On 2018-06-27 17:05, Jesper Louis Andersen wrote:
> The map() type now has iterators, so you can gradually iterate over the 
> map rather
> than having to convert it all at once. Maybe that is what is helping 
> you.

That could well be it.

> However, I'd strongly recommend you start building up a scheme in which 
> you chunk the
> large messages into smaller messages with some kind of continuation 
> token.

We already do. This does not, however, resolve the real issue which is 
bandwidth usage. Chunking the messages just makes smaller bits of bloat. 
The total bloat is exactly the same, however, and easily inundates Gbit 
and even 10Gbit networking. Except now we have the _added overhead_ of 
more messages.

It's merely a way to shuffle forward, not a path to anything scalable.

> Large messages are bound to create trouble at some point.

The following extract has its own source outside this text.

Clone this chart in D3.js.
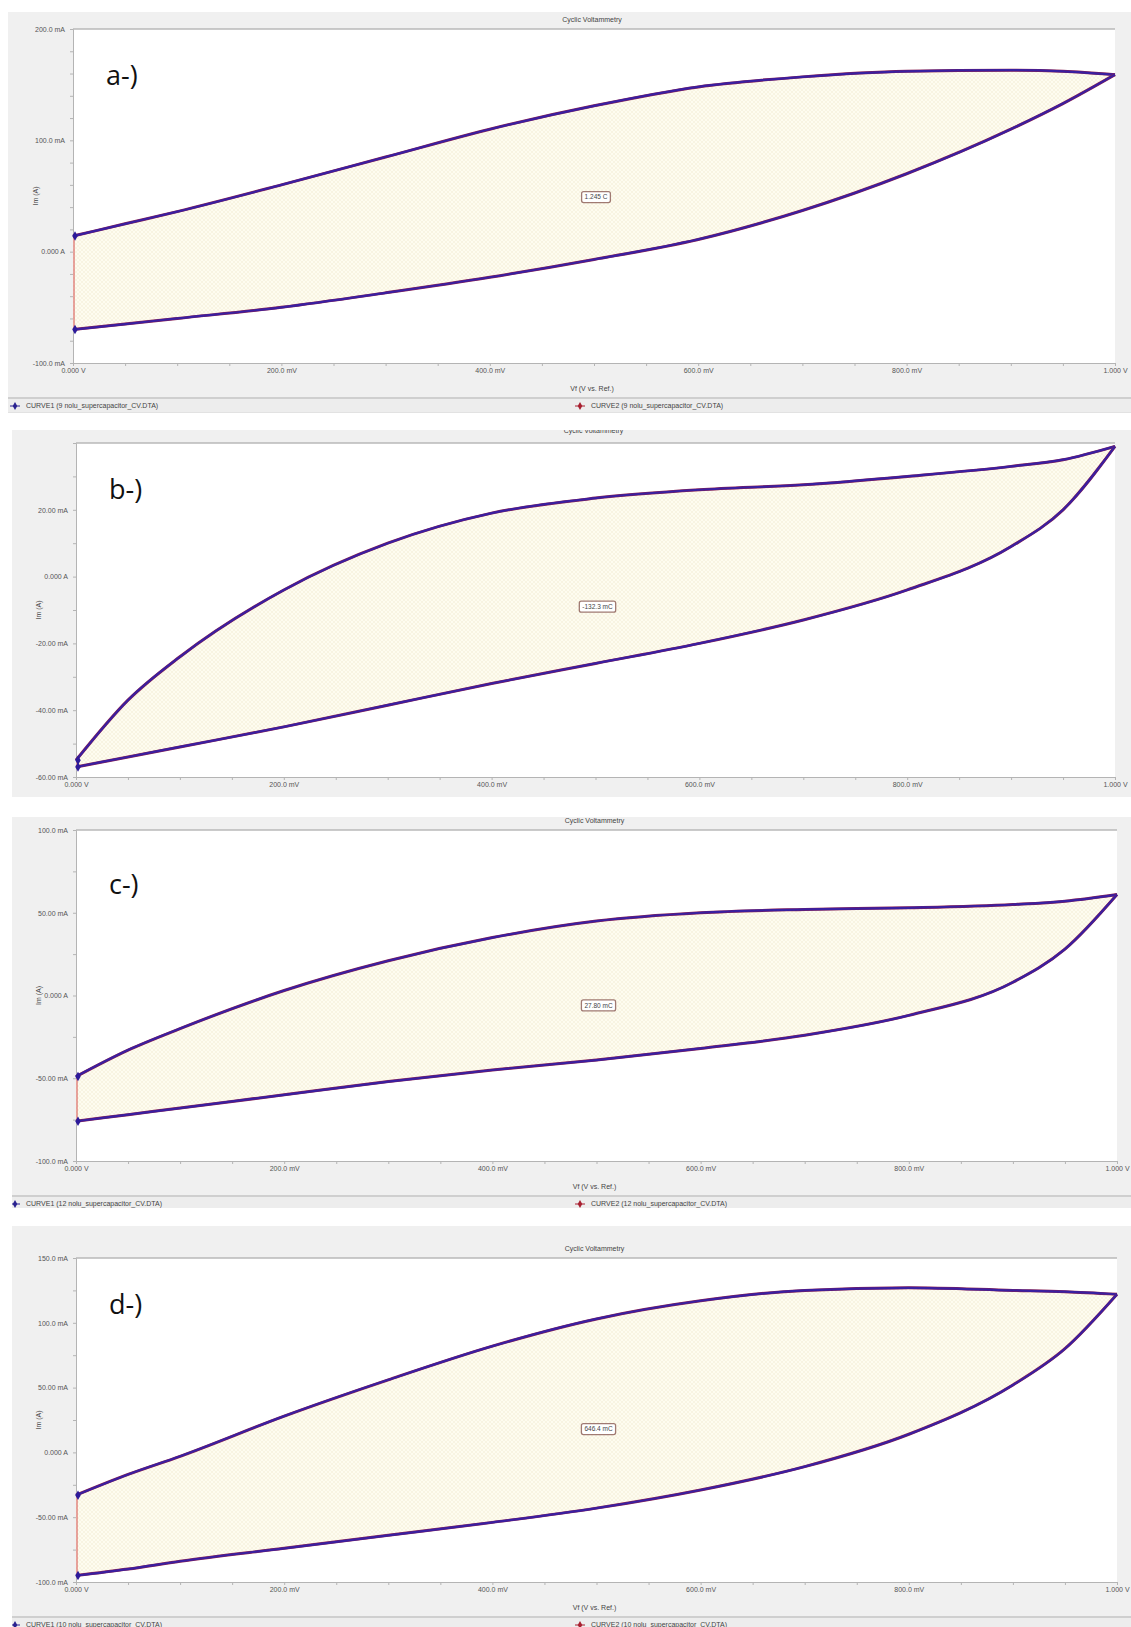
<!DOCTYPE html>
<html>
<head>
<meta charset="utf-8">
<script src="https://cdn.jsdelivr.net/npm/d3@7"></script>
<style>
  body { margin: 0; background: #fff; }
  svg { display: block; font-family: "Liberation Sans", Arial, sans-serif; }
  .axis text { font-size: 7px; fill: #555; }
  .axis path, .axis line { stroke: #b4b4b4; }
  .small { font-size: 7px; fill: #444; }
  .letter { font-family: "Open Sans", "Noto Sans", sans-serif; font-size: 27px; fill: #111; }
</style>
</head>
<body>
<svg width="1131" height="1627"></svg>
<script>
// potentiel (mV)
const voltages = [0, 50, 100, 200, 300, 400, 500, 600, 700, 800, 900, 950, 1000];

// courant (mA) : balayage aller / retour
const aForward = [14, 25, 36, 60, 85, 110, 131, 148, 157, 162, 163, 162, 159];
const aReverse = [-70, -65, -60, -50, -37, -23, -7, 11, 37, 70, 110, 133, 159];
const bForward = [-55, -37, -24, -4, 10, 19, 23.5, 26, 27.5, 30, 33, 35, 39];
const bReverse = [-57, -54, -51, -45, -38.5, -32, -26, -20, -13, -4, 9, 20, 39];
const cForward = [-49, -33, -20, 3, 21, 35, 45, 50, 52, 53, 55, 57, 61];
const cReverse = [-76, -72, -68, -60, -52, -45, -39, -32, -24, -12, 8, 28, 61];
const dForward = [-33, -17, -3, 28, 56, 82, 103, 117, 125, 127, 125, 124, 122];
const dReverse = [-95, -90, -84, -74, -64, -54, -43, -29, -11, 14, 52, 80, 122];

// graduations
const xTicks = [0, 200, 400, 600, 800, 1000];
const aTicks = [-100, 0, 100, 200];
const bTicks = [-60, -40, -20, 0, 20];
const cTicks = [-100, -50, 0, 50, 100];
const dTicks = [-100, -50, 0, 50, 100, 150];

// textes
const panelNames = ["a-)", "b-)", "c-)", "d-)"];
const charges = ["1.245 C", "-132.3 mC", "27.80 mC", "646.4 mC"];
const dataFiles = ["9 nolu_supercapacitor_CV.DTA", "9 nolu_supercapacitor_CV.DTA",
                   "12 nolu_supercapacitor_CV.DTA", "10 nolu_supercapacitor_CV.DTA"];

// mise en page de chaque capture
const panels = [
  { box: [8, 12, 1131, 413], plot: [73, 29, 1115, 363], yDomain: [-100, 200], ticks: aTicks, minor: 20,
    fwd: aForward, rev: aReverse, legend: true, chargeAt: 49, title: true, letterY: 56 },
  { box: [12, 430, 1131, 797], plot: [76, 443, 1115, 777], yDomain: [-60, 40], ticks: bTicks, minor: 10,
    fwd: bForward, rev: bReverse, legend: false, chargeAt: -9, title: "cut", letterY: 56 },
  { box: [12, 817, 1131, 1208], plot: [76, 830, 1117, 1161], yDomain: [-100, 100], ticks: cTicks, minor: 25,
    fwd: cForward, rev: cReverse, legend: true, chargeAt: -6, title: true, letterY: 64 },
  { box: [12, 1226, 1131, 1627], plot: [76, 1258, 1117, 1582], yDomain: [-100, 150], ticks: dTicks, minor: 25,
    fwd: dForward, rev: dReverse, legend: true, chargeAt: 18, title: true, letterY: 56 }
];

const svg = d3.select("svg");
svg.append("rect").attr("width", 1131).attr("height", 1627).attr("fill", "#fff");

const defs = svg.append("defs");
const pat = defs.append("pattern")
    .attr("id", "hatch")
    .attr("patternUnits", "userSpaceOnUse")
    .attr("width", 4).attr("height", 4);
pat.append("rect").attr("width", 4).attr("height", 4).attr("fill", "#fefcf0");
pat.append("path").attr("d", "M0,4 L4,0 M0,0 L4,4").attr("stroke", "#f4eed8").attr("stroke-width", 0.6);

const fmtI = v => v === 0 ? "0.000 A" : (Math.abs(v) >= 100 ? v.toFixed(1) : v.toFixed(2)) + " mA";
const fmtV = v => (v === 0 || v === 1000) ? (v / 1000).toFixed(3) + " V" : v.toFixed(1) + " mV";

panels.forEach((p, i) => {
    const [bx0, by0, bx1, by1] = p.box;
    const [px0, py0, px1, py1] = p.plot;
    const cx = (px0 + px1) / 2 - 2;

    const clipId = "clip" + i;
    defs.append("clipPath").attr("id", clipId)
        .append("rect").attr("x", bx0).attr("y", by0).attr("width", bx1 - bx0).attr("height", by1 - by0);

    const g = svg.append("g").attr("clip-path", `url(#${clipId})`);

    // fond gris de la fenêtre
    g.append("rect").attr("x", bx0).attr("y", by0).attr("width", bx1 - bx0).attr("height", by1 - by0)
        .attr("fill", "#f0f0f0");

    const x = d3.scaleLinear().domain([0, 1000]).range([px0, px1]);
    const y = d3.scaleLinear().domain(p.yDomain).range([py1, py0]);

    // zone de tracé
    g.append("rect").attr("x", px0).attr("y", py0).attr("width", px1 - px0).attr("height", py1 - py0)
        .attr("fill", "#fff");
    g.append("line").attr("x1", px0).attr("x2", px1).attr("y1", py0).attr("y2", py0)
        .attr("stroke", "#b8b8b8").attr("stroke-width", 1.5);

    // titre
    const titleY = p.title === "cut" ? by0 + 1 : py0 - 9;
    g.append("text").attr("class", "small").attr("x", cx).attr("y", titleY)
        .attr("text-anchor", "middle").attr("dy", "0.35em").text("Cyclic Voltammetry");

    // axe Y
    const minorY = d3.range(p.yDomain[0], p.yDomain[1] + 0.001, p.minor);
    g.append("g").attr("class", "axis")
        .attr("transform", `translate(${px0},0)`)
        .call(d3.axisLeft(y).tickValues(minorY).tickSize(3).tickFormat(""));
    g.append("g").attr("class", "axis")
        .attr("transform", `translate(${px0},0)`)
        .call(d3.axisLeft(y).tickValues(p.ticks).tickSize(0).tickPadding(8).tickFormat(fmtI))
        .call(a => a.select(".domain").remove());

    g.append("text").attr("class", "small")
        .attr("transform", `translate(${px0 - 35},${(py0 + py1) / 2}) rotate(-90)`)
        .attr("text-anchor", "middle").text("Im (A)");

    // axe X
    const minorX = d3.range(0, 1001, 50);
    g.append("g").attr("class", "axis")
        .attr("transform", `translate(0,${py1})`)
        .call(d3.axisBottom(x).tickValues(minorX).tickSize(3).tickFormat(""));
    g.append("g").attr("class", "axis")
        .attr("transform", `translate(0,${py1})`)
        .call(d3.axisBottom(x).tickValues(xTicks).tickSize(0).tickPadding(5).tickFormat(fmtV))
        .call(a => a.select(".domain").remove());

    const pts = voltages.map((v, k) => ({ v, up: p.fwd[k], lo: p.rev[k] }));

    // surface intégrée
    g.append("path").datum(pts)
        .attr("fill", "url(#hatch)")
        .attr("d", d3.area().x(d => x(d.v)).y0(d => y(d.lo)).y1(d => y(d.up)).curve(d3.curveMonotoneX));

    // segment rouge à 0 V
    g.append("line").attr("x1", x(0) + 1).attr("x2", x(0) + 1)
        .attr("y1", y(p.fwd[0])).attr("y2", y(p.rev[0]))
        .attr("stroke", "#d24a4a").attr("stroke-width", 1);

    // courbes
    const line = key => d3.line().x(d => x(d.v)).y(d => y(d[key])).curve(d3.curveMonotoneX);
    ["up", "lo"].forEach(key => {
        g.append("path").datum(pts).attr("fill", "none")
            .attr("stroke", "#8a2050").attr("stroke-width", 3).attr("d", line(key));
        g.append("path").datum(pts).attr("fill", "none")
            .attr("stroke", "#3a1fa0").attr("stroke-width", 2.2).attr("d", line(key));
    });

    // marqueurs de départ
    [p.fwd[0], p.rev[0]].forEach(val => {
        g.append("path").attr("d", d3.symbol(d3.symbolDiamond, 26)())
            .attr("transform", `translate(${x(0) + 2},${y(val)})`)
            .attr("fill", "#2c1a9a");
    });

    // charge
    const lab = g.append("g").attr("transform", `translate(${x(500) + 2},${y(p.chargeAt)})`);
    const t = lab.append("text").attr("class", "small").attr("text-anchor", "middle").attr("dy", "0.35em")
        .style("font-size", "6.5px").text(charges[i]);
    const w = t.node().getComputedTextLength() + 6;
    lab.insert("rect", "text").attr("x", -w / 2).attr("y", -5.5).attr("width", w).attr("height", 11)
        .attr("rx", 2).attr("fill", "#fff").attr("stroke", "#a07a72").attr("stroke-width", 1.3);

    // lettre
    g.append("text").attr("class", "letter").attr("x", px0 + 33).attr("y", py0 + p.letterY).text(panelNames[i]);

    if (p.legend) {
        const axisTitleY = py1 + 26;
        g.append("text").attr("class", "small").attr("x", cx).attr("y", axisTitleY)
            .attr("text-anchor", "middle").attr("dy", "0.35em").text("Vf (V vs. Ref.)");
        const ly = axisTitleY + 9;
        g.append("rect").attr("x", bx0).attr("y", ly).attr("width", bx1 - bx0).attr("height", 15)
            .attr("fill", "#ededed");
        g.append("line").attr("x1", bx0).attr("x2", bx1).attr("y1", ly).attr("y2", ly)
            .attr("stroke", "#c4c4c4").attr("stroke-width", 1.5);
        g.append("line").attr("x1", bx0).attr("x2", bx1).attr("y1", ly + 15).attr("y2", ly + 15)
            .attr("stroke", "#d6d6d6").attr("stroke-width", 1);
        [["CURVE1", 15, "#2a2290"], ["CURVE2", 580, "#a82030"]].forEach(([name, lx, col]) => {
            const item = g.append("g").attr("transform", `translate(${lx},${ly + 8})`);
            item.append("line").attr("x1", -5).attr("x2", 5).attr("stroke", col).attr("stroke-width", 1);
            item.append("path").attr("d", d3.symbol(d3.symbolDiamond, 18)()).attr("fill", col);
            item.append("text").attr("class", "small").attr("x", 11).attr("dy", "0.35em")
                .text(`${name} (${dataFiles[i]})`);
        });
    }
});
</script>
</body>
</html>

Yes, if unbounded, I would agree. However, that is not our case.

We have maps with 10k keys that strain this system and easily saturate 
our network. This is not "big" by any modern definition. As a 
demonstration of this to ourselves, I wrote an Elixir library that 
serializes terms to a more space efficient format. Where 
`term_to_binary` creates 500MB monsters, this library conveniently 
creates a 1.5MB binary out of the exact same data.

In fact, for nearly any term you throw at it, this pretty simple 
algorithm produces smaller serialized data. You can see the format 
employed here:

      https://github.com/aseigo/packer/blob/develop/FORMAT.md

Given that it routinely produces results anywhere from 33% to 99% (!!) 
smaller just shows how problematic the current external term format is. 
Unfortunately, this is "only" an Elixir implementation and so is not 
very fast at this point. The point of the exercise was to see what a 
reasonable term serializer could produce, specifically to see if there 
was any improvement to be had.

Apparently there is quite a bit. The external term format is widely 
used, so improvements in it could be far reaching.

How difficult would it be to change the external term format, based on 
e.g. the versioning in the distribution header? Would it be possible to 
make term serialization pluggable as more and more of the the rest of 
the distribution framework in the BEAM has become in v 21?

> You can also toy with the
> idea of moving the code to the data rather than data to the code.

Our goal is to distribute computation, so that would be 
counter-productive.

--
Aaron